Without including any images, repeat the data exactly.

┏━━

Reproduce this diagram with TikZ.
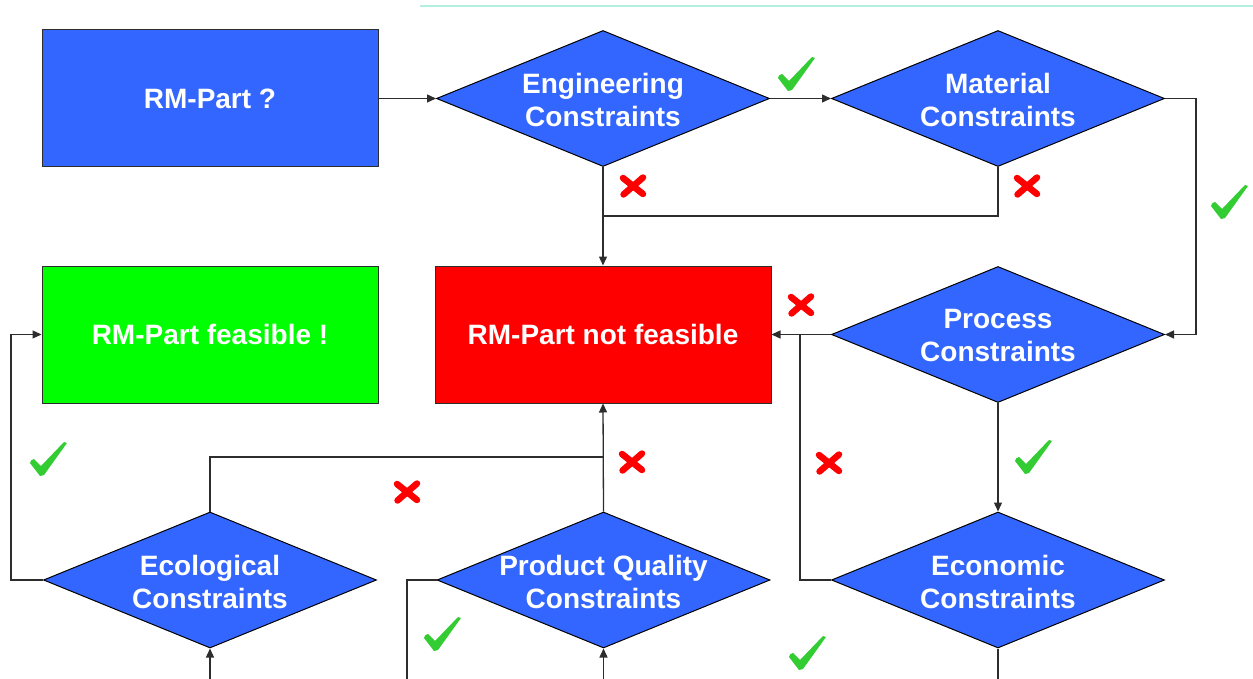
\documentclass[tikz,border=0pt]{standalone}
\usepackage{fontspec}
\setmainfont{Liberation Sans}
\usetikzlibrary{shapes.geometric,arrows.meta}
\definecolor{flowblue}{RGB}{51,102,255}
\definecolor{okgreen}{RGB}{0,255,0}
\definecolor{nogored}{RGB}{255,0,0}
\definecolor{tickgreen}{RGB}{51,204,51}
\definecolor{linegray}{RGB}{45,45,45}
\definecolor{rulecyan}{RGB}{180,240,225}
\tikzset{
  lbl/.style={text=white,font=\bfseries\fontsize{28}{33}\selectfont,align=center},
  stepbox/.style={rectangle,draw=linegray,line width=1pt,minimum width=336pt,minimum height=137pt,inner sep=0pt,lbl},
  decision/.style={diamond,draw=black,line width=1pt,fill=flowblue,minimum width=333pt,minimum height=136pt,inner sep=0pt},
  dlbl/.style={lbl,yshift=-1.5pt},
  link/.style={draw=linegray,line width=1.3pt},
  arr/.style={link,-{Triangle[length=9pt,width=8pt]}},
  yesmark/.pic={\fill[tickgreen] (0,21) .. controls (1,18) .. (4,17) -- (11,24) -- (34,0) -- (37,1) -- (14,33) -- (10,34) -- cycle;},
  nomark/.pic={\draw[nogored,line width=6.5pt,line cap=round] (-10,-8) -- (10,8) (10,-8.5) -- (-9.5,8.5);}
}
\begin{document}
\begin{tikzpicture}[x=1pt,y=-1pt]
\useasboundingbox (0,0) rectangle (1253,679);
% thin rule along the top
\draw[rulecyan,line width=1.5pt] (420,6) -- (1253,6);

% boxes
\node[stepbox,fill=flowblue] (start) at (210,98.5) {RM-Part ?};
\node[stepbox,fill=okgreen] (ok) at (210,334.5) {RM-Part feasible !};
\node[stepbox,fill=nogored] (nok) at (603,334.5) {RM-Part not feasible};

% decisions
\node[decision,label={[dlbl]center:Engineering\\Constraints}] (eng) at (603,98.5) {};
\node[decision,label={[dlbl]center:Material\\Constraints}] (mat) at (998,98.5) {};
\node[decision,label={[dlbl]center:Process\\Constraints}] (proc) at (998,334.5) {};
\node[decision,label={[dlbl]center:Economic\\Constraints}] (econ) at (998,580) {};
\node[decision,label={[dlbl]center:Product Quality\\Constraints}] (qual) at (603.5,580) {};
\node[decision,label={[dlbl]center:Ecological\\Constraints}] (eco) at (210,580) {};

% junctions and open ends
\coordinate (j1) at (603,216);
\coordinate (j2) at (800,334.5);
\coordinate (j3) at (603.5,457);
\coordinate (lx) at (11,450);
\coordinate (econOut) at (998,679);
\coordinate (qualOut) at (407,679);
\coordinate (qualIn) at (603.5,679);
\coordinate (ecoIn) at (210,679);

% connectors
\draw[arr] (start.east) -- (eng.west);
\draw[arr] (eng.east) -- (mat.west);
\draw[arr] (mat.east) -- ++(31,0) |- (proc.east);
\draw[arr] (eng.south) -- (nok.north);
\draw[link] (mat.south) |- (j1);
\draw[arr] (proc.west) -- (nok.east);
\draw[link] (econ.west) -| (j2);
\draw[arr] (proc.south) -- (econ.north);
\draw[link] (econ.south) -- (econOut);
\draw[arr] (qual.north) -- (nok.south);
\draw[link] (eco.north) |- (j3);
\draw[link] (qual.west) -| (qualOut);
\draw[arr] (qualIn) -- (qual.south);
\draw[arr] (ecoIn) -- (eco.south);
\draw[arr] (eco.west) -| (lx) |- (ok.west);

% pass marks
\pic at (778,57) {yesmark};
\pic at (1211,185) {yesmark};
\pic at (1015,440) {yesmark};
\pic at (30,442) {yesmark};
\pic at (424,617) {yesmark};
\pic at (789,636) {yesmark};

% fail marks
\pic at (633,186) {nomark};
\pic at (1027,186) {nomark};
\pic at (801,305) {nomark};
\pic at (829,463) {nomark};
\pic at (632,462) {nomark};
\pic at (407,492) {nomark};
\end{tikzpicture}
\end{document}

┗━━

> Solution below
Reproduce this diagram with TikZ.
\documentclass[tikz,border=0pt]{standalone}
\usepackage{fontspec}
\setmainfont{Liberation Sans}
\usetikzlibrary{shapes.geometric,arrows.meta}
\definecolor{flowblue}{RGB}{51,102,255}
\definecolor{okgreen}{RGB}{0,255,0}
\definecolor{nogored}{RGB}{255,0,0}
\definecolor{tickgreen}{RGB}{51,204,51}
\definecolor{linegray}{RGB}{45,45,45}
\definecolor{rulecyan}{RGB}{180,240,225}
\tikzset{
  lbl/.style={text=white,font=\bfseries\fontsize{28}{33}\selectfont,align=center},
  stepbox/.style={rectangle,draw=linegray,line width=1pt,minimum width=336pt,minimum height=137pt,inner sep=0pt,lbl},
  decision/.style={diamond,draw=black,line width=1pt,fill=flowblue,minimum width=333pt,minimum height=136pt,inner sep=0pt},
  dlbl/.style={lbl,yshift=-1.5pt},
  link/.style={draw=linegray,line width=1.3pt},
  arr/.style={link,-{Triangle[length=9pt,width=8pt]}},
  yesmark/.pic={\fill[tickgreen] (0,21) .. controls (1,18) .. (4,17) -- (11,24) -- (34,0) -- (37,1) -- (14,33) -- (10,34) -- cycle;},
  nomark/.pic={\draw[nogored,line width=6.5pt,line cap=round] (-10,-8) -- (10,8) (10,-8.5) -- (-9.5,8.5);}
}
\begin{document}
\begin{tikzpicture}[x=1pt,y=-1pt]
\useasboundingbox (0,0) rectangle (1253,679);
% thin rule along the top
\draw[rulecyan,line width=1.5pt] (420,6) -- (1253,6);

% boxes
\node[stepbox,fill=flowblue] (start) at (210,98.5) {RM-Part ?};
\node[stepbox,fill=okgreen] (ok) at (210,334.5) {RM-Part feasible !};
\node[stepbox,fill=nogored] (nok) at (603,334.5) {RM-Part not feasible};

% decisions
\node[decision,label={[dlbl]center:Engineering\\Constraints}] (eng) at (603,98.5) {};
\node[decision,label={[dlbl]center:Material\\Constraints}] (mat) at (998,98.5) {};
\node[decision,label={[dlbl]center:Process\\Constraints}] (proc) at (998,334.5) {};
\node[decision,label={[dlbl]center:Economic\\Constraints}] (econ) at (998,580) {};
\node[decision,label={[dlbl]center:Product Quality\\Constraints}] (qual) at (603.5,580) {};
\node[decision,label={[dlbl]center:Ecological\\Constraints}] (eco) at (210,580) {};

% junctions and open ends
\coordinate (j1) at (603,216);
\coordinate (j2) at (800,334.5);
\coordinate (j3) at (603.5,457);
\coordinate (lx) at (11,450);
\coordinate (econOut) at (998,679);
\coordinate (qualOut) at (407,679);
\coordinate (qualIn) at (603.5,679);
\coordinate (ecoIn) at (210,679);

% connectors
\draw[arr] (start.east) -- (eng.west);
\draw[arr] (eng.east) -- (mat.west);
\draw[arr] (mat.east) -- ++(31,0) |- (proc.east);
\draw[arr] (eng.south) -- (nok.north);
\draw[link] (mat.south) |- (j1);
\draw[arr] (proc.west) -- (nok.east);
\draw[link] (econ.west) -| (j2);
\draw[arr] (proc.south) -- (econ.north);
\draw[link] (econ.south) -- (econOut);
\draw[arr] (qual.north) -- (nok.south);
\draw[link] (eco.north) |- (j3);
\draw[link] (qual.west) -| (qualOut);
\draw[arr] (qualIn) -- (qual.south);
\draw[arr] (ecoIn) -- (eco.south);
\draw[arr] (eco.west) -| (lx) |- (ok.west);

% pass marks
\pic at (778,57) {yesmark};
\pic at (1211,185) {yesmark};
\pic at (1015,440) {yesmark};
\pic at (30,442) {yesmark};
\pic at (424,617) {yesmark};
\pic at (789,636) {yesmark};

% fail marks
\pic at (633,186) {nomark};
\pic at (1027,186) {nomark};
\pic at (801,305) {nomark};
\pic at (829,463) {nomark};
\pic at (632,462) {nomark};
\pic at (407,492) {nomark};
\end{tikzpicture}
\end{document}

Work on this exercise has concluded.